The Appeal Board of the Patent Office has upheld an appeal against the refusal to register the trademark SVENSKA HANDELSBANKEN (International Registration No 1107500), filed by the Swedish company Svenska Handelsbanken АВ (publ), in respect of services in Classes 35, 36 and 45.

The official refusal initially issued by the Patent Office explained that the claimed designation SVENSKA HANDELSBANKEN, when translated from Swedish, means 'Swedish Commercial Bank'. The examiner, who himself did not know the Swedish language, found a reference on the Internet using Google translate. Based on his findings, the examiner concluded that the word elements making up the mark were lexical units pointing to the place of operation of the applicant and its field of activities. Hence, those words were descriptive in relation to the claimed services in Classes 35, 36, 45.

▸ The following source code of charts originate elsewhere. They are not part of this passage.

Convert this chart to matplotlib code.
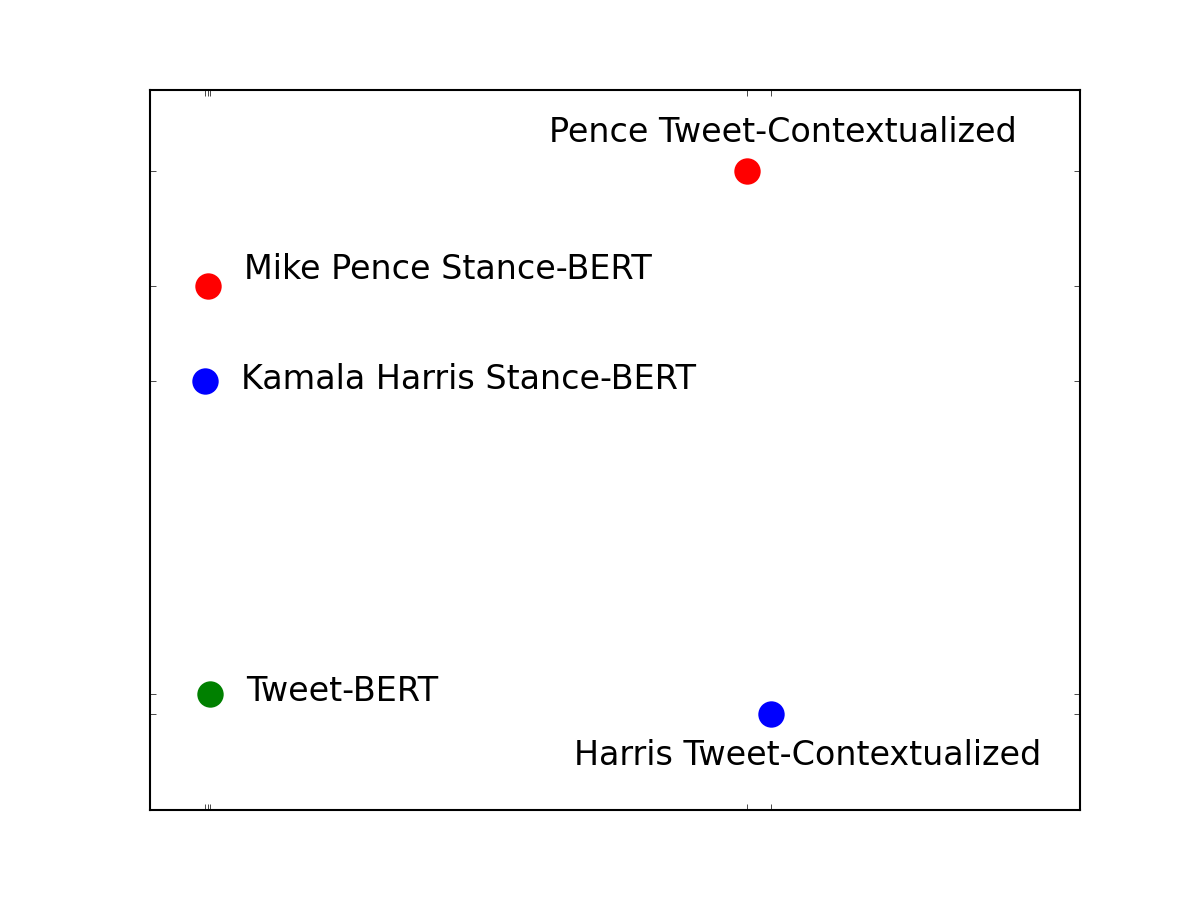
import matplotlib
matplotlib.use('Agg')
import matplotlib.pyplot as plt

plt.style.use('classic')

# models and their (made-up scale) coordinates
names = ['Pence Tweet-Contextualized', 'Mike Pence Stance-BERT',
         'Kamala Harris Stance-BERT', 'Tweet-BERT', 'Harris Tweet-Contextualized']
xs = [6.42, 0.62, 0.59, 0.645, 6.68]
ys = [8.875, 7.28, 5.96, 1.61, 1.33]
colors = ['red', 'red', 'blue', 'green', 'blue']

# label offsets in points: (dx, dy, ha)
offs = [(26, 27.5, 'center'), (26, 12, 'left'), (26, 1, 'left'),
        (26, 1.5, 'left'), (26, -29.5, 'center')]

fig = plt.figure(figsize=(12, 9), dpi=100)
ax = fig.add_subplot(111)

for x, y, c in zip(xs, ys, colors):
    ax.plot([x], [y], 'o', color=c, markersize=19, markeredgewidth=0)

for n, x, y, o in zip(names, xs, ys, offs):
    ax.annotate(n, (x, y), xytext=(o[0], o[1]), textcoords='offset points',
                ha=o[2], va='center', fontsize=24)

ax.set_xlim(0, 10)
ax.set_ylim(0, 10)
ax.set_xticks(xs)
ax.set_yticks(ys)
ax.set_xticklabels([])
ax.set_yticklabels([])
for s in ax.spines.values():
    s.set_linewidth(1.5)

fig.savefig('out.png', dpi=100)
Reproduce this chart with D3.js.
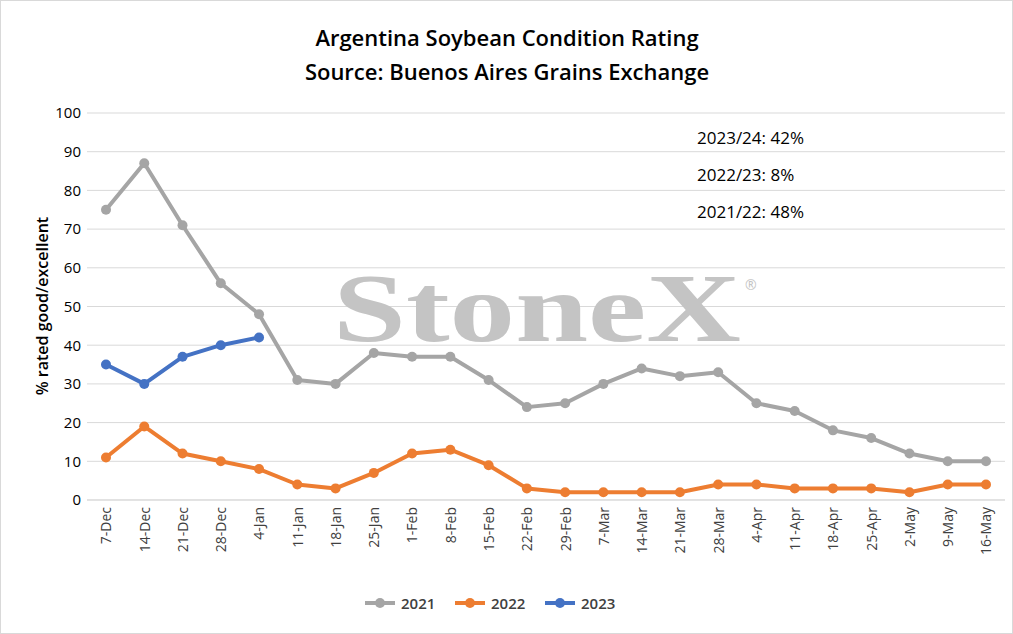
<!DOCTYPE html>
<html><head><meta charset="utf-8">
<script src="https://cdn.jsdelivr.net/npm/d3@7"></script>
<style>body{margin:0;background:#fff;font-family:"Open Sans",sans-serif;}</style>
</head><body>
<svg id="c" width="1013" height="634"></svg>
<script>
var weeks = ['7-Dec','14-Dec','21-Dec','28-Dec','4-Jan','11-Jan','18-Jan','25-Jan','1-Feb','8-Feb','15-Feb','22-Feb','29-Feb','7-Mar','14-Mar','21-Mar','28-Mar','4-Apr','11-Apr','18-Apr','25-Apr','2-May','9-May','16-May'];
var s2021 = [75,87,71,56,48,31,30,38,37,37,31,24,25,30,34,32,33,25,23,18,16,12,10,10];
var s2022 = [11,19,12,10,8,4,3,7,12,13,9,3,2,2,2,2,4,4,3,3,3,2,4,4];
var s2023 = [35,30,37,40,42];
var yTicks = [0,10,20,30,40,50,60,70,80,90,100];
var notes = ['2023/24: 42%','2022/23: 8%','2021/22: 48%'];

var F = '"Open Sans",sans-serif';
var svg = d3.select('#c');
svg.append('rect').attr('x',0.5).attr('y',0.5).attr('width',1012).attr('height',633).attr('fill','#fff').attr('stroke','#d9d9d9');

var x = d3.scalePoint().domain(weeks).range([106,986]);
var y = d3.scaleLinear().domain([0,100]).range([500,113]);

svg.selectAll('.grid').data(yTicks).enter().append('line')
  .attr('x1',87).attr('x2',1005).attr('y1',function(d){return y(d)}).attr('y2',function(d){return y(d)})
  .attr('stroke','#d9d9d9');

svg.append('text').attr('x',507).attr('y',46).attr('text-anchor','middle').attr('font-size',22).attr('font-weight','600').text('Argentina Soybean Condition Rating');
svg.append('text').attr('x',507).attr('y',80).attr('text-anchor','middle').attr('font-size',22).attr('font-weight','600').text('Source: Buenos Aires Grains Exchange');

svg.append('text').attr('x',333).attr('y',341).attr('font-family','"Liberation Serif",serif').attr('font-size',98).attr('font-weight','bold').attr('fill','#c4c4c4')
  .attr('textLength',408).attr('lengthAdjust','spacingAndGlyphs').text('StoneX');
svg.append('text').attr('x',745).attr('y',290).attr('font-size',14).attr('fill','#c4c4c4').text('®');

var ya = svg.append('g').attr('transform','translate(87,0)').call(d3.axisLeft(y).tickValues(yTicks).tickSize(0).tickPadding(6));
ya.select('.domain').remove();
ya.selectAll('text').attr('font-size',15).attr('font-family',F).attr('fill','#000');

var xa = svg.append('g').attr('transform','translate(0,500)').call(d3.axisBottom(x).tickSize(0).tickPadding(8));
xa.select('.domain').attr('stroke','#d9d9d9').attr('d','M87,0H1005');
xa.selectAll('text').attr('font-size',14).attr('font-family',F).attr('fill','#404040')
  .attr('text-anchor','end').attr('transform','rotate(-90)').attr('dx','-0.5em').attr('dy','0.35em').attr('x',0).attr('y',0);

svg.append('text').attr('transform','translate(48,306) rotate(-90)').attr('text-anchor','middle').attr('font-size',16).attr('font-weight','600').text('% rated good/excellent');

var series = [{name:'2021',v:s2021,c:'#a5a5a5'},{name:'2022',v:s2022,c:'#ed7d31'},{name:'2023',v:s2023,c:'#4472c4'}];
var line = d3.line().x(function(d,i){return x(weeks[i])}).y(function(d){return y(d)});
series.forEach(function(s){
  svg.append('path').datum(s.v).attr('d',line).attr('fill','none').attr('stroke',s.c).attr('stroke-width',4).attr('stroke-linejoin','round');
  svg.selectAll(null).data(s.v).enter().append('circle')
    .attr('cx',function(d,i){return x(weeks[i])}).attr('cy',function(d){return y(d)}).attr('r',5).attr('fill',s.c);
});

svg.selectAll('.note').data(notes).enter().append('text')
  .attr('x',697).attr('y',function(d,i){return 144+i*37}).attr('font-size',17).text(function(d){return d});

var lg = svg.selectAll('.lg').data(series).enter().append('g').attr('transform',function(d,i){return 'translate('+(365+i*90)+',603)'});
lg.append('line').attr('x1',0).attr('x2',30).attr('stroke',function(d){return d.c}).attr('stroke-width',4);
lg.append('circle').attr('cx',15).attr('r',5).attr('fill',function(d){return d.c});
lg.append('text').attr('x',36).attr('y',6).attr('font-size',15).attr('font-weight','600').attr('fill','#404040').text(function(d){return d.name});
</script>
</body></html>
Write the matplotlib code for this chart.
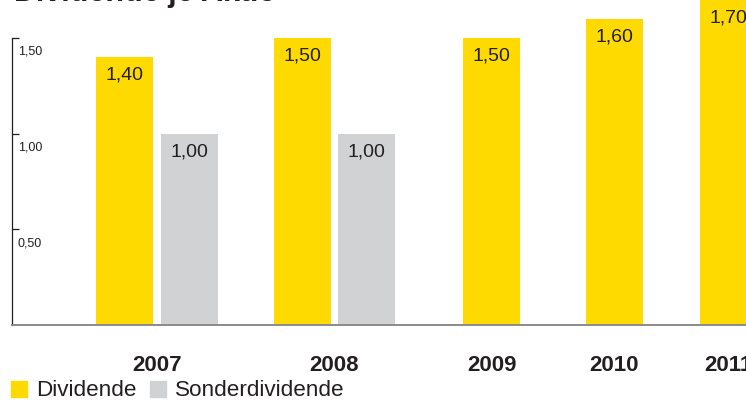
import matplotlib
matplotlib.use('Agg')
import matplotlib.pyplot as plt
from matplotlib.patches import Patch

plt.rcParams['font.family'] = ['Liberation Sans', 'DejaVu Sans']

# data
years = ['2007', '2008', '2009', '2010', '2011']
dividende = [1.40, 1.50, 1.50, 1.60, 1.70]
sonder_years = ['2007', '2008']
sonderdividende = [1.00, 1.00]
y_ticks = [0.5, 1.0, 1.5]
y_tick_labels = ['0,50', '1,00', '1,50']

# layout (x positions in pixel-like units, the chart runs past the right edge)
div_pos = [124.5, 302.5, 491.5, 614.5, 728.5]
sonder_pos = [189.5, 366.5]
year_pos = [157, 334, 491.5, 614.5, 728.5]
bar_w = 57

yellow = '#FFDA00'
grey = '#D1D2D4'
txt = '#231F20'

fig = plt.figure(figsize=(7.46, 4.03), dpi=100)
ax = fig.add_axes([12 / 746, 78 / 403, 734 / 746, 325 / 403])

ax.bar(div_pos, dividende, width=bar_w, color=yellow, zorder=2)
ax.bar(sonder_pos, sonderdividende, width=bar_w, color=grey, zorder=2)

def fmt(v):
    return ('%.2f' % v).replace('.', ',')

for x, v in zip(div_pos, dividende):
    ax.annotate(fmt(v), xy=(x, v), xytext=(0, -13.2), textcoords='offset points',
                ha='center', va='center', fontsize=14, color=txt, annotation_clip=False)
for x, v in zip(sonder_pos, sonderdividende):
    ax.annotate(fmt(v), xy=(x, v), xytext=(0, -13.2), textcoords='offset points',
                ha='center', va='center', fontsize=14, color=txt)

ax.set_xlim(12, 746)
ax.set_ylim(0, 325 / 191.5)

for s in ['top', 'right']:
    ax.spines[s].set_visible(False)
ax.spines['left'].set_bounds(0, 1.5)
ax.spines['left'].set_color(txt)
ax.spines['left'].set_linewidth(0.9)
ax.spines['bottom'].set_color('#8a8a8a')
ax.spines['bottom'].set_linewidth(1.4)
ax.spines['bottom'].set_zorder(3)

ax.set_yticks(y_ticks)
ax.tick_params(axis='y', direction='in', length=5, width=0.9, color=txt, labelleft=False)
for v, lab in zip(y_ticks, y_tick_labels):
    ax.annotate(lab, xy=(0, v), xycoords=('axes fraction', 'data'), xytext=(4.3, -10.2),
                textcoords='offset points', ha='left', va='center', fontsize=9, color=txt)

ax.set_xticks(year_pos)
ax.set_xticklabels(years, fontsize=16, fontweight='bold', color=txt)
ax.tick_params(axis='x', length=0, pad=21.5)

fig.text(14 / 746, 1 - 1.5 / 403, 'Dividende je Aktie', fontsize=22, fontweight='bold',
         color=txt, ha='left', va='baseline')

handles = [Patch(color=yellow), Patch(color=grey)]
fig.legend(handles, ['Dividende', 'Sonderdividende'], loc='center left',
           bbox_to_anchor=(11 / 746, 1 - 391 / 403), ncol=2, frameon=False,
           fontsize=16.2, handlelength=0.72, handleheight=0.72, handletextpad=0.4,
           columnspacing=0.6, borderpad=0, borderaxespad=0, labelcolor=txt)

fig.savefig('out.png', dpi=100)
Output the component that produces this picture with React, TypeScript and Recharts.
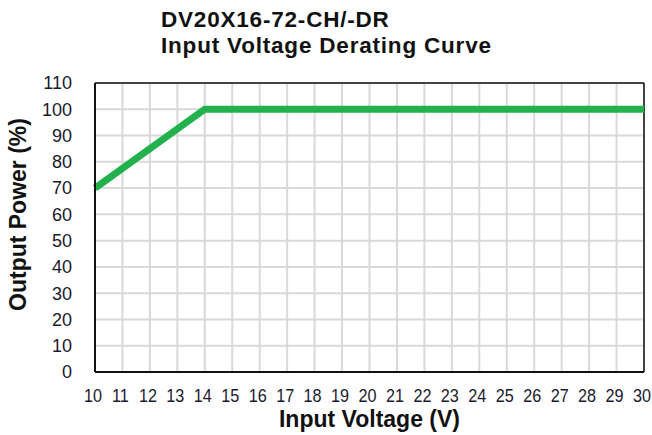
import { LineChart, Line, XAxis, YAxis, CartesianGrid, ReferenceLine } from 'recharts';

const voltage = [10, 14, 30];
const outputPower = [70, 100, 100];
const xTicks = [10, 11, 12, 13, 14, 15, 16, 17, 18, 19, 20, 21, 22, 23, 24, 25, 26, 27, 28, 29, 30];
const yTicks = [0, 10, 20, 30, 40, 50, 60, 70, 80, 90, 100, 110];

const data = voltage.map((v, i) => ({ v, p: outputPower[i] }));

const FONT = '"Liberation Sans", Arial, sans-serif';

// rotated y title, sits a bit above the plot's middle like the original
const YTitle = (props: any) => {
  const vb = props.viewBox;
  const x = vb.x + 18;
  const y = vb.y + vb.height / 2 - 13;
  return (
    <text x={x} y={y} transform={`rotate(-90 ${x} ${y})`} textAnchor="middle" dominantBaseline="central"
      fontFamily={FONT} fontWeight="bold" fontSize={23} fill="#111">
      Output Power (%)
    </text>
  );
};

// slightly narrow digits so "30" stays inside the frame
const XTick = (props: any) => {
  const { x, y, payload } = props;
  return (
    <g transform={`translate(${x - 2},${y}) scale(0.9,1)`}>
      <text x={0} y={0} dy="0.71em" textAnchor="middle" fontFamily={FONT} fontSize={18} fill="#1a1a2e">
        {payload.value}
      </text>
    </g>
  );
};

const titleStyle = {
  position: 'absolute' as const,
  left: 161,
  fontFamily: FONT,
  fontWeight: 'bold',
  fontSize: 22.5,
  letterSpacing: 0.8,
  lineHeight: '26px',
  color: '#111',
  whiteSpace: 'nowrap' as const,
};

export default function App() {
  return (
    <div style={{ position: 'absolute', left: 0, top: 0, width: 652, height: 435, background: '#fff' }}>
      <div style={{ ...titleStyle, top: 7 }}>DV20X16-72-CH/-DR</div>
      <div style={{ ...titleStyle, top: 33 }}>Input Voltage Derating Curve</div>
      <LineChart width={652} height={435} data={data} margin={{ top: 83, right: 8, bottom: 0, left: 0 }}>
        <CartesianGrid stroke="#d9d9d9" strokeWidth={2} />
        <XAxis
          dataKey="v"
          type="number"
          domain={[10, 30]}
          ticks={xTicks}
          interval={0}
          height={63}
          tickSize={0}
          tickMargin={17}
          stroke="#111"
          strokeWidth={2}
          tick={<XTick />}
          label={{ value: 'Input Voltage (V)', position: 'insideBottom', offset: 8, fill: '#111', fontSize: 23, fontWeight: 'bold', fontFamily: FONT }}
        />
        <YAxis
          type="number"
          domain={[0, 110]}
          ticks={yTicks}
          interval={0}
          width={95}
          tickSize={0}
          tickMargin={23}
          stroke="#111"
          strokeWidth={2}
          tick={{ fill: '#1a1a2e', fontSize: 18, fontFamily: FONT }}
          label={{ content: YTitle }}
        />
        <ReferenceLine y={110} stroke="#111" strokeWidth={1.5} />
        <ReferenceLine x={30} stroke="#111" strokeWidth={1.5} />
        <Line dataKey="p" type="linear" stroke="#22b14c" strokeWidth={7} dot={false} isAnimationActive={false} />
      </LineChart>
    </div>
  );
}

The Appeal Board of the Patent Office did not uphold the opinion of the examiner and decided to register the trademark. While considering the appeal, the board again conducted an internet search, and found that the word combination 'Svenska Handelsbanken' had no clear translation. The search engine Yandex did not provide a translation for 'Svenska Handelsbanken', while Google translate provided a translation for the word 'Svenska' (Swedish), but not for the word element 'Handelsbanken'. It must be noted that neither the examiner nor the members of the Appeal Board were familiar with the Swedish language; however they believed that they could make a judgment by relying only on information found on the Internet. The Appeal Board noted that the Swedish language is not known to the majority of Russian people and that the average Russian consumer may believe that the word elements in question had been artificially coined.

The Appeal Board also noted that, according to the translation found in the online professional dictionary Valenta (the dictionary itself does not claim to be “professional”), it could be inferred that the word element 'Handelsbanken' consisted of the Swedish words 'handel' and 'banken', that their combination was not customary in the Swedish language and that it was not a set term. According to the Appeal Board, the word 'handel' may be translated as 'commerce', 'business', 'market', 'deals', 'shops' or 'traffic'. The word 'banken' derives from 'bank' and may be translated as 'sandbank', 'cloudiness', 'bank', 'depository' or 'embankment'.

The Appeal Board stated that the word element 'Handelsbanken' is not used to designate a commercial bank. It also consulted a translator who explained that a non-governmental credit organisation providing financial services for legal and physical persons is called an 'affàrsbank'. The word designation 'Svenska Handelsbanken' did not define a credit organisation in the Swedish language and could not be descriptive in relation to the claimed services.

Without judging whether the decision of the examiner or of the Appeal Board is correct, one may note that both authorities made their conclusions on the basis of information obtained from the Internet. The Internet is a useful source of information, but such information needs careful verification. The persons searching for information on the Internet should have some competence in the subject at issue, otherwise their findings might be dubious.